We’re also treated in this moment to four Lokis. Two of these Lokis – Kid Loki (Jack Veal) and Classic Loki (Richard E. Grant) come straight from the comics. But the other two – Boastful Loki (Deobia Oparei) and Alligator Loki – are entirely new. I love the idea of bringing in this classic Loki, donning the very retro-looking original Loki costume. And having an Alligator Loki is very fun, especially since we have Frog Thor in the comics. You know what I’d also really enjoy? A scene of Mobius waking up in a Mobius-verse.
Anyway, Boastful Loki is carrying some sort of hammer – not Mjolnir, but perhaps some sort of DIY-Mjolnir. This would tie into Loki’s earlier memory of Sif: in both the comics and in Norse mythology, in order to make up for cutting off Sif’s hair, Loki goes to the Sons of Ivaldi and asks them to make her new hair by spinning gold. In Aguirre Sacasa’s Loki run, the Ivaldi dwarves also made two extra gifts- a magic spear called Gungnir and an enchanted ship named Skidbladnir- to curry favor with the gods of Asgard.
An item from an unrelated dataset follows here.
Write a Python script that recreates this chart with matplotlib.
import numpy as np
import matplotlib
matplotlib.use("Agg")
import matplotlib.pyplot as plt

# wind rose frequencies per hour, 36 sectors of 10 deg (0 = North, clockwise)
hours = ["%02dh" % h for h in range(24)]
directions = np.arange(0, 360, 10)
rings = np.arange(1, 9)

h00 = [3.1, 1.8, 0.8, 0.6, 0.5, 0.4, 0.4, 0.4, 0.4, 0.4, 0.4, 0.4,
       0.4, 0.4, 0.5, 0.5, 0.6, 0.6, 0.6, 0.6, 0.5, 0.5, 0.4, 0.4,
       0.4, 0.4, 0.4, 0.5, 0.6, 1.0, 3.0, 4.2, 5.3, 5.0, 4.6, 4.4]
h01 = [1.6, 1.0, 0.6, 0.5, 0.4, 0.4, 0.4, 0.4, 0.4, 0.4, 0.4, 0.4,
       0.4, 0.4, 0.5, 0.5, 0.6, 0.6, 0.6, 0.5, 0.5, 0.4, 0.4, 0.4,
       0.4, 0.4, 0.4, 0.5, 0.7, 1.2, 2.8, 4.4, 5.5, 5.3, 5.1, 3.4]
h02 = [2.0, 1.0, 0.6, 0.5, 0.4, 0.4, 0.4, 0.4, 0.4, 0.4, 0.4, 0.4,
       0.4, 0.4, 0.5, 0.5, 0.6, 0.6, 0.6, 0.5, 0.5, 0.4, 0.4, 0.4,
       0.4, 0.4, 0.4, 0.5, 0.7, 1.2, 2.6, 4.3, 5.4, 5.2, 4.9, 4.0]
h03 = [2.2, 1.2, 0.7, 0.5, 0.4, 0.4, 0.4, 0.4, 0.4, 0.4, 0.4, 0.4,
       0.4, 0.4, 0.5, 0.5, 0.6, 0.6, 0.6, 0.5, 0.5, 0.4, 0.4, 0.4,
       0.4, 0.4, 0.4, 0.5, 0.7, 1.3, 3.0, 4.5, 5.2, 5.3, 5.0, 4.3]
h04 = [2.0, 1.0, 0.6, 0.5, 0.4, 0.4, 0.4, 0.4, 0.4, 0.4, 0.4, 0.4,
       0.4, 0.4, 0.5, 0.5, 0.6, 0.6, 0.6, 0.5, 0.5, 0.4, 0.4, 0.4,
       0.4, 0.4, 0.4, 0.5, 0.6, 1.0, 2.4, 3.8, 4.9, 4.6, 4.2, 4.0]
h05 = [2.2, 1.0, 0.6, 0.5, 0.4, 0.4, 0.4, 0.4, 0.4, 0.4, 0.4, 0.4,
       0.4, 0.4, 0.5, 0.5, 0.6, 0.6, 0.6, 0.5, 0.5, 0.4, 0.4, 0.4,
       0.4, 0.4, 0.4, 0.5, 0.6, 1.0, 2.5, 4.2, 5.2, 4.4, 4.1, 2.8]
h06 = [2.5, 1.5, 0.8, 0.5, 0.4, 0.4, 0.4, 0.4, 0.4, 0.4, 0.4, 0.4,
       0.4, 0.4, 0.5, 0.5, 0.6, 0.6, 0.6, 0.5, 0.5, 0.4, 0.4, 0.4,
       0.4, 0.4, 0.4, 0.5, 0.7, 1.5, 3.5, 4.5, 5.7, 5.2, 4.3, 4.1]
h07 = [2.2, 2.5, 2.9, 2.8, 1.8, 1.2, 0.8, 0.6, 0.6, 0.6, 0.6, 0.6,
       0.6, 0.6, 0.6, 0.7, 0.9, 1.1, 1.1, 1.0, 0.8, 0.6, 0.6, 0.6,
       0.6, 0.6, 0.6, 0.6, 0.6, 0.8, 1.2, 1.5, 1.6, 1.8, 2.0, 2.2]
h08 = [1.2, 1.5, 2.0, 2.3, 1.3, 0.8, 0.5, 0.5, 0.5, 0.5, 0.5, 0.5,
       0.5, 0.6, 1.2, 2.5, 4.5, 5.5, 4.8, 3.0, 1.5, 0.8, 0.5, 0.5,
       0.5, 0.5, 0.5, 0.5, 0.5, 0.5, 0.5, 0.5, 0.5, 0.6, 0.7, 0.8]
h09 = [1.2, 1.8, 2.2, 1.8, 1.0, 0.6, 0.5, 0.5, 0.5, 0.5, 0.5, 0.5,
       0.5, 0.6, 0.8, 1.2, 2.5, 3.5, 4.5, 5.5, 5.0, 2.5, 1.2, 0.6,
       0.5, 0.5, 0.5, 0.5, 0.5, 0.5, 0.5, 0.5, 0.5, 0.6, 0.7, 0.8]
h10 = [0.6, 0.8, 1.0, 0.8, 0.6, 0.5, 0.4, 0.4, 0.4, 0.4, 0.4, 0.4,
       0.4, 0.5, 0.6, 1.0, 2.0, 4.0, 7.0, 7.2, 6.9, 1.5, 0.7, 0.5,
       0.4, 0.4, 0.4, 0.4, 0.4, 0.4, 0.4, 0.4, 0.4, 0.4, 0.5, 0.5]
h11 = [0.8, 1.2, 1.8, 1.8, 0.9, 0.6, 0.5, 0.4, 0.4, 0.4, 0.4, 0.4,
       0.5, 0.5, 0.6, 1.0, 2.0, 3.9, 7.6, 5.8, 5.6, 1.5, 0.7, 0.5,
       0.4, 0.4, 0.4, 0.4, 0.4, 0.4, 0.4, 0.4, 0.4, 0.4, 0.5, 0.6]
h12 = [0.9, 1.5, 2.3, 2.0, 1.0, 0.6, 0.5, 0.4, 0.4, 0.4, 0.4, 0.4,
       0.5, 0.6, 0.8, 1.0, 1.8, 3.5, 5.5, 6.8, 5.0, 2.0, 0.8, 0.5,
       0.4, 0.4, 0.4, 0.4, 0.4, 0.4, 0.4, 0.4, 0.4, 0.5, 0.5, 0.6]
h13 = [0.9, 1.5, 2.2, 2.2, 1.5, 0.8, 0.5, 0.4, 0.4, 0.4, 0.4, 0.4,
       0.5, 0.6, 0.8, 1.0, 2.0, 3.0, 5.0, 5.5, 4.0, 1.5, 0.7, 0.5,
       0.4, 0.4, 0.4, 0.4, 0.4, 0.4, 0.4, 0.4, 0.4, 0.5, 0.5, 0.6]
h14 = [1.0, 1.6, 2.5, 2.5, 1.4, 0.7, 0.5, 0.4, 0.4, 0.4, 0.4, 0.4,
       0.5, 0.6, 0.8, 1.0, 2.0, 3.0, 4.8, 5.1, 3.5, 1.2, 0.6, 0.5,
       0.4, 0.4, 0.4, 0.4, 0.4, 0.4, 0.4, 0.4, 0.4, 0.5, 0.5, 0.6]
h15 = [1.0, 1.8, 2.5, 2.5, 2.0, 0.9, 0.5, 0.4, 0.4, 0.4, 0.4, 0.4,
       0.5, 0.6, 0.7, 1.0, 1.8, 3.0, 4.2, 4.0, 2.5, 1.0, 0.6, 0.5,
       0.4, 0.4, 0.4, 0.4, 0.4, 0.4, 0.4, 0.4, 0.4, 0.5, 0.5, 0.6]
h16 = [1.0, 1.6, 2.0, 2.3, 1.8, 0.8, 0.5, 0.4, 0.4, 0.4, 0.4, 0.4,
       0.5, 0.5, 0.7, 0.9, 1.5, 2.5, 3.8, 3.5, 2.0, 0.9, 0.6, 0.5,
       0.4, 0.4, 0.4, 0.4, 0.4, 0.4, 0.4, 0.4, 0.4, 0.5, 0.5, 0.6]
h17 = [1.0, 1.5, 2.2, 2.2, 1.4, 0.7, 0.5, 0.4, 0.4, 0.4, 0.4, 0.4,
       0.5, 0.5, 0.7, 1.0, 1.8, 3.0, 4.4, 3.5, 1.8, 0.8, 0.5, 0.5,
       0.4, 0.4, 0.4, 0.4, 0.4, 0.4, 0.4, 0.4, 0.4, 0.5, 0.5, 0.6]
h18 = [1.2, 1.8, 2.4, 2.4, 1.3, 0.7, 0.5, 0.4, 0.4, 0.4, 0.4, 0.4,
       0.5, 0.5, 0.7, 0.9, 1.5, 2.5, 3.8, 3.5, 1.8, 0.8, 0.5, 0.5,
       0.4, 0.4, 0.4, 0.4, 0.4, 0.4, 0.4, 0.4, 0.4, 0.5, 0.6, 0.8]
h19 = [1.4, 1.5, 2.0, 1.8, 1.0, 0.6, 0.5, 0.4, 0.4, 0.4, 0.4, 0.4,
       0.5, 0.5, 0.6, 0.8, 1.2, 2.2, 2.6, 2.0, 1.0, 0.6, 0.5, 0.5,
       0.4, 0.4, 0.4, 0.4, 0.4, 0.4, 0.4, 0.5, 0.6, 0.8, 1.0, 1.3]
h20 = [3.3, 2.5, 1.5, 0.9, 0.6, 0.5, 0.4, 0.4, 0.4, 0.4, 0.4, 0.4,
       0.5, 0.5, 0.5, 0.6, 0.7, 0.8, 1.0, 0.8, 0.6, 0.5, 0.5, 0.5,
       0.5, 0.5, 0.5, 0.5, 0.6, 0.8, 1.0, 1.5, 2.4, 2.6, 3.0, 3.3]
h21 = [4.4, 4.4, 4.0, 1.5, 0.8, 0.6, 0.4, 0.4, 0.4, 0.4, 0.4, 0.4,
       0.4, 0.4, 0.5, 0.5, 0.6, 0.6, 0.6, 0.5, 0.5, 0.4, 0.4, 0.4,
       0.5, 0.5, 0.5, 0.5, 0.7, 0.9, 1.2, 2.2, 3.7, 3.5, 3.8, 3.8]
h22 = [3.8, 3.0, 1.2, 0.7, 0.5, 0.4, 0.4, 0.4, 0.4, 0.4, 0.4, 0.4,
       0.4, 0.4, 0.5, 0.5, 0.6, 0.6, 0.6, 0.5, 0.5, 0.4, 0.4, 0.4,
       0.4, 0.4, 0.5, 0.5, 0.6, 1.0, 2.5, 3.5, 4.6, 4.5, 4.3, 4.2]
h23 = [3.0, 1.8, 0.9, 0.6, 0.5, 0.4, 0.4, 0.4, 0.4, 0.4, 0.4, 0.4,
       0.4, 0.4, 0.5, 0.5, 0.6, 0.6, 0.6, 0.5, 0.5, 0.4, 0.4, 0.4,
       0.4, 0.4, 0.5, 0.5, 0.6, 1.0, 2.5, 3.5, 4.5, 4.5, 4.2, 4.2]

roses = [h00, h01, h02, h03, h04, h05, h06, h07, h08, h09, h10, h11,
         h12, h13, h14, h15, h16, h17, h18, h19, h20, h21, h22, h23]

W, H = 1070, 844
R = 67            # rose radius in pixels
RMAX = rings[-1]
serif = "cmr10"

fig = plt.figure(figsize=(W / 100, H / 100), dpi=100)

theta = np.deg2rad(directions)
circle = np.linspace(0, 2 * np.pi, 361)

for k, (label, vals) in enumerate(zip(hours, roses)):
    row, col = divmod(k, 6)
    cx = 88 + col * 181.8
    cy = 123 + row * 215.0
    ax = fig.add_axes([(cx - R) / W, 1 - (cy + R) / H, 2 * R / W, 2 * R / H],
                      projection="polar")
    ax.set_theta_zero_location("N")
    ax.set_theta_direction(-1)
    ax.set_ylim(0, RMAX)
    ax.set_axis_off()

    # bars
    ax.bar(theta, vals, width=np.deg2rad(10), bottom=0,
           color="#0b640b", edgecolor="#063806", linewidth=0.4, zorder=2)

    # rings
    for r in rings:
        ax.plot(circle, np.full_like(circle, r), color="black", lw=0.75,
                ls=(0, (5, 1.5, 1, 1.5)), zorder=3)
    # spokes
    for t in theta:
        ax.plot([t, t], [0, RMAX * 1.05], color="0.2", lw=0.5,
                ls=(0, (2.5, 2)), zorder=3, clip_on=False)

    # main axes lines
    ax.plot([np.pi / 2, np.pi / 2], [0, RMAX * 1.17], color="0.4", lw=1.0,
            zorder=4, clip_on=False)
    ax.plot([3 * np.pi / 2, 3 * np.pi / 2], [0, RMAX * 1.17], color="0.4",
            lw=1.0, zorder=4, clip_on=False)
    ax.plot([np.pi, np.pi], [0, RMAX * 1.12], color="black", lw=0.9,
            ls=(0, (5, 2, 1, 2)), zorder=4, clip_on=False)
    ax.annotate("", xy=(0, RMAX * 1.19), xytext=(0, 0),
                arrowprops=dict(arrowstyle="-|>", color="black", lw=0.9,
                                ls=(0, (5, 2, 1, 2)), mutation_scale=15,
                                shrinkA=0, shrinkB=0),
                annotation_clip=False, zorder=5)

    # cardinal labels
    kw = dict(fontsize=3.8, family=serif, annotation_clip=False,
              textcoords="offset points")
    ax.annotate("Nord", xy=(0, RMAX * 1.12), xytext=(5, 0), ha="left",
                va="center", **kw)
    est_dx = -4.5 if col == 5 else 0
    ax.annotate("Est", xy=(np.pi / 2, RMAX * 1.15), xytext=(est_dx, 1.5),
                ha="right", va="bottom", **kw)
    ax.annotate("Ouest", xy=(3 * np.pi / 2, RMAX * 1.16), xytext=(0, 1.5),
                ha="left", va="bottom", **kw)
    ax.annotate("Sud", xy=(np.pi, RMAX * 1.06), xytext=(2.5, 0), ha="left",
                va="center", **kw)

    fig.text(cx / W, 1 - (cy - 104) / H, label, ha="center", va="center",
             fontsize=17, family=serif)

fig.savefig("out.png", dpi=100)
Loki takes these items and goes to two other dwarves known for their smithery, Brokk and Eitri, and asks them to try and beat the craftsmanship of the Sons of Ivaldi. The two accept Loki’s challenge and create Mjolnir, what would eventually become Thor’s hammer. In Aguirre Sacasa’s Loki, however, the God of Mischief deeply relates to the hammer and its short, flawed handle. Because Loki see Mjolnir as a fellow runt, he takes the hammer for his own.
Unfortunately for Loki, things don’t always pan out the way he plans: the comic ends with Thor claiming Mjolnir and the gods of Asgard sewing Loki’s lips shut. Perhaps Boastful Loki somehow got a hold of the Mjolnir of his universe? Maybe this could be his nexus event? We shall see!
Loki can be watched every Wednesday on Disney+.